Blank Canvas

by Alan Fleming 

Philosophy is my passion. I know, I know, but it is not what you think. That image in your head of a slightly unhappy dude, with a grey cardigan and brown carpet tie, sitting alone in a corner reading some obscure text and rambling on and on about the thoughts of dead people is wildly inaccurate…

I don’t read obscure texts.

To be fair, I don’t read much philosophy at all any more. Partly I don’t have time, but partly I just don’t care for the opinions of professional philosophers anymore. That is not to say I don’t drop quotes from my list of legends, like Sartre, Nietzsche and Laozi, or dabble in some modern ideas from the land of the living, but rather that I prefer a purer form of thought now. A clean, free form that allows me to rid myself of labels and dogma and just think, for the sake of thinking.

Of course this is not without risk. My free form thinking could be as wildly inaccurate as your image of a lover of philosophy! But so what? Who cares if I get the details wrong? So what if quarks aren’t what I think they are or someone has discovered that the nature of water can be determined purely through an understanding of its chemical make-up? Or if my ideas are exactly the same as those of Wittgenstein or Quangzi? The fun and joy in thinking is not diminished, even if the end product is not so original or correct.

Just the other day I was rambling to some of my students about my latest breakthrough about the nature of memories and time stamps. I was in top form; excited, slightly over animated, my favorite brown tie swinging from side to side. The rant went something like this:

Our memories are a collection of experiences, real or imagined, stored in a time order in our heads. This time order, however, is not attached to the sense datum that assaults our senses and gives us the fodder for thoughts and memories. Nay! Sense datum and by extension our memories are free of the concept of time. We add the time.

There was a prolonged silence. Then one of my padawans spoke, “so what?” she said.

“So what!” I exclaimed, shaking my head in amazement.

If our memories have no independently attached time stamp then they are timeless. Which means, if, somehow, we managed to remove our concept of time, then our memories would be order-less. We wouldn’t be able to tell when our experiences occurred, nor could we separate them. In fact, we wouldn’t even be able to establish when now is, except that we are experiencing it… um… well… now. Which means, if we started recalling an event from our memory it would seem real. Like we were literally living it.

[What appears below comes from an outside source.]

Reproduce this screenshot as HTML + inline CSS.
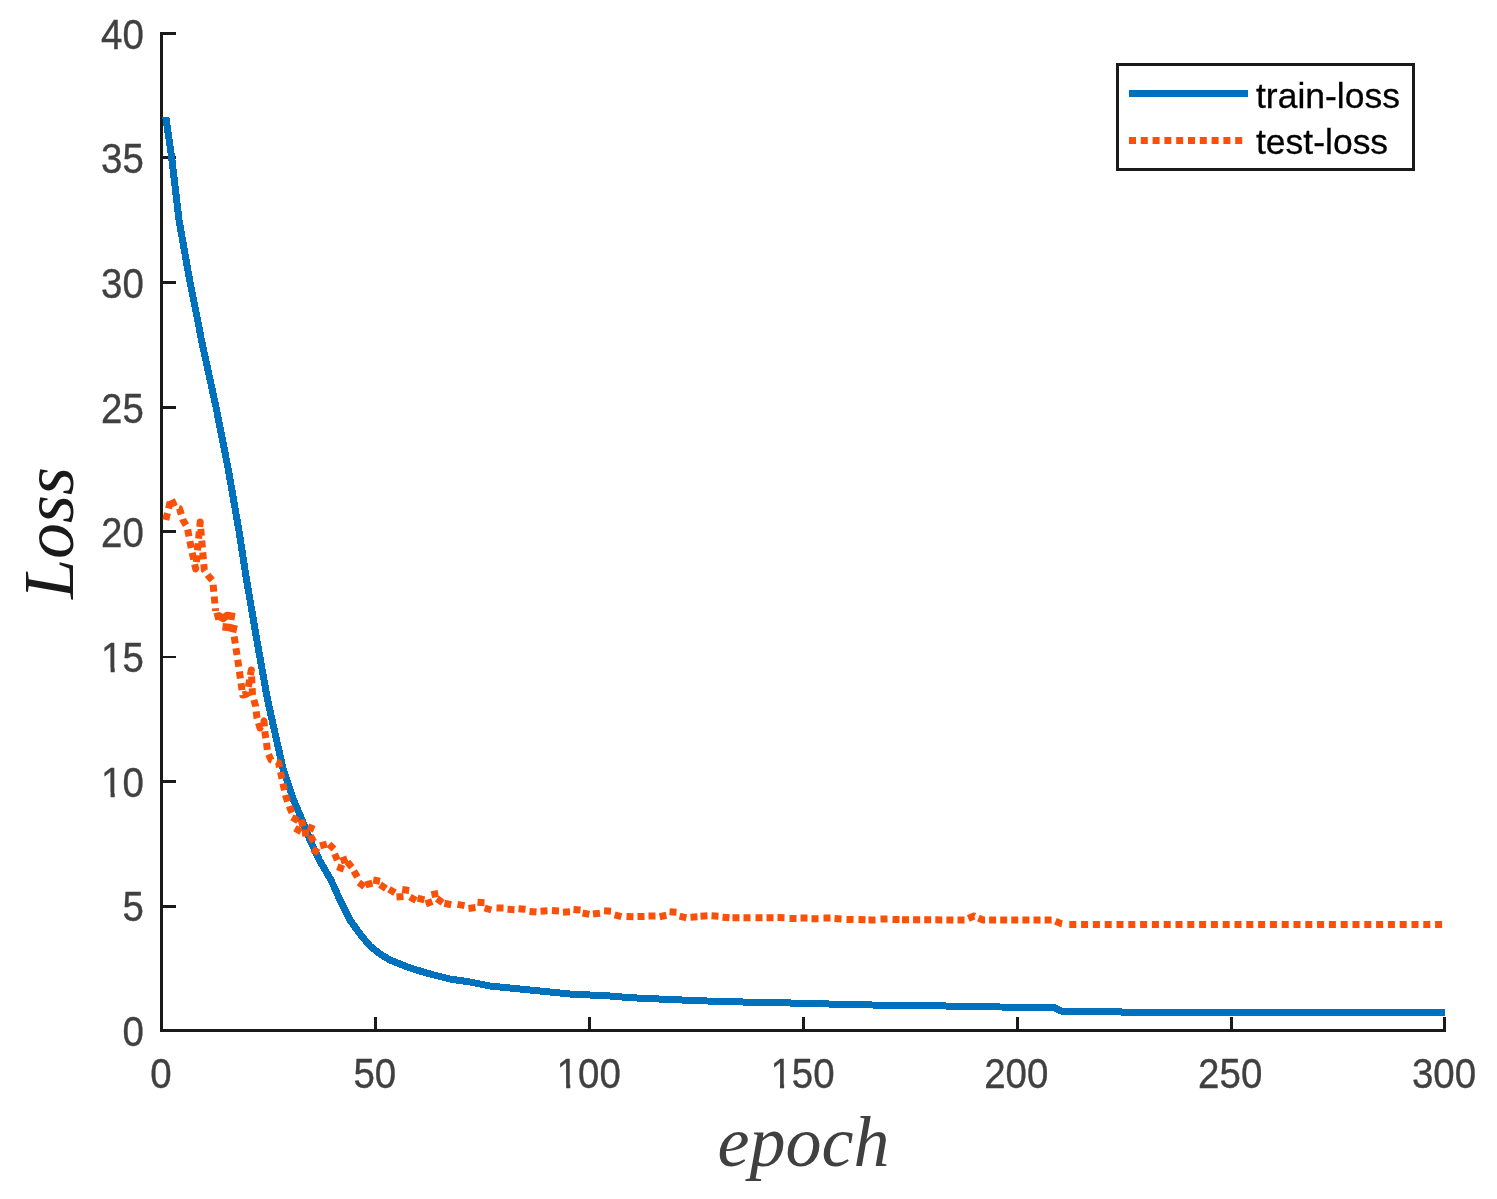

Don’t you see? This explains how the aliens in ‘Slaughterhouse-five’ knew everything that was, is and will be, and were able to jump between those ‘times’.

More silence as I caught my breath. Then the student, finally seeing my idea said, “wait, I get the past and present bit, but how can they see the future if the future hasn’t happened yet.”

A salient point, I thought, as I flushed with pride that this young philosopher actually understood what I was ranting about.

I don’t know exactly, but I think the future is whatever we want it to be. I have ‘memories’ of my future. Not experiences that I have lived, but dreams I have imagined of what my future life will be like. If this parallel universe were real and we could shed our concept of time, then unlived and lived experiences would be indistinguishable. Therefore, I would have access to everything that was, is and will be, albeit having no way to know reality from dream.

After making this last point, and feeling both excited and confused at what it all meant, I looked up to see one of the other students crying. Not an unusual reaction to one of my rants during break time when students are trying to catch up on homework. I asked her what was wrong and she said, “I can’t foresee anything in my future beyond falling short of my parents expectations. There is no success in my dreams, just disappointment.”

This amazingly intelligent human being was crying because she was worried that if she could make her future through dreams, her future would be terrible. How unbelievably sad. I almost starting crying with her.

All is not lost! I said slightly too loudly.

Your experiences would not suddenly become fixed once your concept of time was shed. They would still be as fluid as they are now. New memories would form, new dreams can be had. There is still and always will be hope. Just because right now, in this pressure cooker that is the final years of high school for an Asian student, you feel lost and unable to conjure a positive outcome does not mean one is not possible. If we can shed ourselves of our concept of time, we can definitely shed ourselves of our parent’s bullshit.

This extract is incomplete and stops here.